Belief-Augmented Policy with Risk Dial (sketch)

Initialize policy π_θ, belief filter B, risk schedule λ_t
for each decision time t:
  b_t ← B(history)
  φ_t ← φ(b_t)
  κ_t ← κ(lead, clock)  # risk index
  choose u_t ∈ argmax_u Q^risk(o_t, φ_t, u; κ_t)
  execute u_t, observe outcome, update B

Mechanics-Consistent Testbeds (data-light)

Elixir bank vs. push: two actions {hold, push} with stochastic opponent counter; yields explicit thresholds.
Two-lane knapsack: independent per-lane values with shared elixir; compare primal (shadow price) to the dual bound.
Reveal game: micro-plays reveal a card or tighten a lower bound on \(e^O\); compare greedy probing to the optimal \(k\)-reveal policy.

Push threshold chart — Push threshold \(e^{\star}(\lambda, \mu)\) rises with risk aversion and the elixir shadow price.

Lane spending vs shadow price — Dual view: optimal lane spending falls as the shadow price \(\mu\) increases; the dashed line is total spend.

Greedy VOI vs optimal — Greedy information probes achieve near-optimal value versus the optimal \(k\)-reveal policy on a submodular instance.

Elixir envelopes after play — Illustrative elixir envelopes after a 5-cost play: upper bound with fast regen; lower bounds with zero vs. five elixir immediately after the play.

Notation

Symbol	Meaning
\(e_t, e^O_t\)	Your / opponent elixir at time \(t\)
\(g_t\)	Elixir regeneration rate (by clock phase)
\(c\)	Card elixir cost; \(e^{\star}\) threshold from the push proposition
\(\mathcal{H}^O_t\)	Opponent hand (hidden) at time \(t\)
\(a\)	Opponent archetype (hidden)
\(\lambda, \kappa\)	Risk aversion and risk index (lead/clock)
\(\mu\)	Shadow price of elixir (dual variable)
\(R\)	Return random variable; \(\mathrm{CVaR}_{\alpha}\) tail risk measure
\(\phi(b)\)	Compressed belief features
\(t^{-}, t^{+}\)	Left/right limits around a play instant

FAQ (Coach / Player)

I don't know their exact elixir—can I still use this?: Yes.
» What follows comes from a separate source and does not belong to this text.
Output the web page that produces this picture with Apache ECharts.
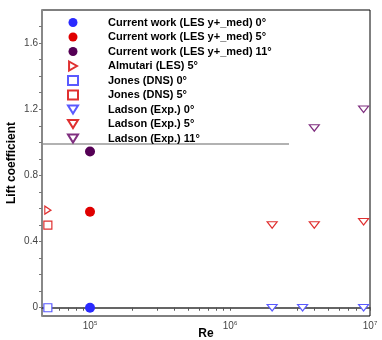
<!DOCTYPE html>
<html>
<head>
<meta charset="utf-8">
<script src="https://cdn.jsdelivr.net/npm/echarts@6/dist/echarts.min.js"></script>
<style>
  html, body { margin: 0; padding: 0; background: #fff; }
  #chart { width: 382px; height: 340px; }
</style>
</head>
<body>
<div id="chart"></div>
<script>
// data: [Re, lift coefficient]
const currentWork0 = [[1e5, 0]]
const currentWork5 = [[1e5, 0.58]]
const currentWork11 = [[1e5, 0.945]]
const almutari5 = [[5e4, 0.59]]
const jones0 = [[5e4, 0]]
const jones5 = [[5e4, 0.5]]
const ladson0 = [[2e6, 0], [3.3e6, 0], [9e6, 0]]
const ladson5 = [[2e6, 0.5], [4e6, 0.5], [9e6, 0.52]]
const ladson11 = [[4e6, 1.087], [9e6, 1.2]]

// tick values
const xLabelValues = [1e5, 1e6, 1e7]
const xTickValues = [5e4, 6e4, 7e4, 8e4, 9e4, 1e5, 2e5, 3e5, 4e5, 5e5, 6e5, 7e5, 8e5, 9e5,
  1e6, 2e6, 3e6, 4e6, 5e6, 6e6, 7e6, 8e6, 9e6, 1e7]
const yLabelValues = [0, 0.4, 0.8, 1.2, 1.6]
const yTickValues = [0, 0.1, 0.2, 0.3, 0.4, 0.5, 0.6, 0.7, 0.8, 0.9, 1.0, 1.1, 1.2, 1.3, 1.4, 1.5, 1.6, 1.7]

const font = 'Liberation Sans, Arial, Helvetica, sans-serif'
const triDown = 'path://M0,0L10,0L5,8Z'
const triRight = 'path://M0,0L7,4L0,8Z'

function filled (name, data, color) {
  return {
    name: name,
    type: 'scatter',
    symbol: 'circle',
    symbolSize: 10,
    itemStyle: { color: color, opacity: 1 },
    data: data
  }
}

function hollow (name, data, color, symbol) {
  let size = [10, 8]
  if (symbol === 'rect') size = 8
  if (symbol === triRight) size = [7, 8]
  return {
    name: name,
    type: 'scatter',
    symbol: symbol,
    symbolSize: size,
    symbolKeepAspect: true,
    itemStyle: { color: '#fff', borderColor: color, borderWidth: 1.2, opacity: 1 },
    data: data
  }
}

const series = [
  filled('Current work (LES y+_med) 0°', currentWork0, '#2a2aff'),
  filled('Current work (LES y+_med) 5°', currentWork5, '#e00000'),
  filled('Current work (LES y+_med) 11°', currentWork11, '#550055'),
  hollow('Almutari (LES) 5°', almutari5, '#e03030', triRight),
  hollow('Jones (DNS) 0°', jones0, '#5a5aff', 'rect'),
  hollow('Jones (DNS) 5°', jones5, '#e03030', 'rect'),
  hollow('Ladson (Exp.) 0°', ladson0, '#5a5aff', triDown),
  hollow('Ladson (Exp.) 5°', ladson5, '#e03030', triDown),
  hollow('Ladson (Exp.) 11°', ladson11, '#803080', triDown)
]

const chart = echarts.init(document.getElementById('chart'))
chart.setOption({
  animation: false,
  backgroundColor: '#fff',
  grid: {
    left: 42,
    right: 12,
    top: 10,
    bottom: 24,
    outerBoundsMode: 'none',
    containLabel: false,
    show: true,
    borderColor: '#000',
    borderWidth: 1
  },
  legend: {
    orient: 'vertical',
    left: 67,
    top: 17,
    itemWidth: 10,
    itemHeight: 9,
    itemGap: 3.5,
    padding: 0,
    symbolKeepAspect: true,
    textStyle: {
      fontFamily: font,
      fontSize: 11,
      fontWeight: 'bold',
      color: '#000',
      lineHeight: 10,
      height: 10,
      padding: [0, 0, 0, 25]
    },
    data: series.map(function (s) { return s.name })
  },
  graphic: [
    // bottom edge of the legend frame
    { type: 'line', shape: { x1: 42, y1: 144, x2: 289, y2: 144 }, style: { stroke: '#999', lineWidth: 1.5 } }
  ],
  xAxis: {
    type: 'log',
    min: 45400,
    max: 1e7,
    name: 'Re',
    nameLocation: 'middle',
    nameGap: 12,
    nameMoveOverlap: false,
    nameTextStyle: { fontFamily: font, fontSize: 12, fontWeight: 'bold', color: '#000' },
    axisLine: { lineStyle: { color: '#333', width: 1.5 } },
    axisTick: { customValues: xTickValues, length: 3, lineStyle: { color: '#555' } },
    axisLabel: {
      customValues: xLabelValues,
      margin: 4,
      fontFamily: font,
      fontSize: 10,
      color: '#444',
      formatter: function (v) {
        return '10{sup|' + Math.round(Math.log10(v)) + '}'
      },
      rich: {
        sup: { fontSize: 6, verticalAlign: 'top', padding: [0, 0, 6, 0], color: '#444' }
      }
    },
    splitLine: { show: false }
  },
  yAxis: {
    type: 'value',
    min: -0.05,
    max: 1.8,
    name: 'Lift coefficient',
    nameLocation: 'middle',
    nameGap: 24,
    nameMoveOverlap: false,
    nameTextStyle: { fontFamily: font, fontSize: 12, fontWeight: 'bold', color: '#000' },
    axisLine: { lineStyle: { color: '#888', width: 2 } },
    axisTick: { customValues: yTickValues, length: 3, lineStyle: { color: '#777' } },
    axisLabel: {
      customValues: yLabelValues,
      margin: 4,
      fontFamily: font,
      fontSize: 10,
      color: '#444',
      formatter: function (v) { return String(v) }
    },
    splitLine: { show: false }
  },
  series: series
})
</script>
</body>
</html>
Use the envelopes from the elixir-bounds theorem and tighten them after each reveal.
When is a cheap probe worth it?: If it narrows their hand/elixir and unlocks your win-con timing, greedy probes are near-optimal.
How do I split lanes?: Spend where the value per elixir is highest given \(\mu\); adjust until total spend fits the budget.
I'm ahead with 45 seconds left.: Turn the risk dial up: wait for better trades and require a higher threshold \(e^{\star}\) before pushing.

Discussion & Limitations

Our assumptions target macro elixir/cycle economics; we do not claim pixel-level fidelity. Structural results are robust to simulator details, but numerical curves depend on stylized parameters. Extending to POSGs (explicit opponent models) is straightforward; the belief-MDP approach carries over. We do not rely on large-scale ladder logs; validating on real telemetry is future work.

Ethics. This work concerns analysis and training aids; it is not intended for automation in live ladder play.

Conclusion

A mechanics-grounded path to elixir trading yields policy structure (thresholds), coupling relaxations (shadow prices), and information-theoretic guidance under risk—all with data-light inputs (rules and catalogue). This supports reproducible research and coaching tools for real-time card battlers.

Reproducibility Checklist

Seeds and exact parameters for toy instances.
Closed-form thresholds and small DP scripts for testbeds.
Specification of the \(\lambda_t\) schedule and belief compression features.

Appendix (sketches)

Belief-MDP & shaping

Beliefs \(b_t\) over hidden state yield an MDP with state \((x_t, b_t)\). Shaped returns differ by a potential term; value functions shift by a constant, preserving optimal policies.

Risk-threshold monotonicity

With increasing differences in \((\kappa, a)\) and diminishing returns in elixir, the argmax set is non-decreasing in \(\kappa\); a threshold exists. Mean–variance and CVaR surrogates satisfy this.

Value of information

If expected return is adaptively submodular in reveals, greedy selection achieves \((1-1/e)\) of optimal for a reveal budget.

Belief compression

Lipschitz continuity plus the performance-difference lemma yields \(|J(\pi_{\phi})-J(\pi_{\star})| \le \tfrac{2\gamma L}{(1-\gamma)^2} \, \epsilon\).

Delay robustness

Model latency as adversarial timing within \([0,\delta]\). Value loss is \(O(L\delta)\) per step; geometric discounting gives the bound.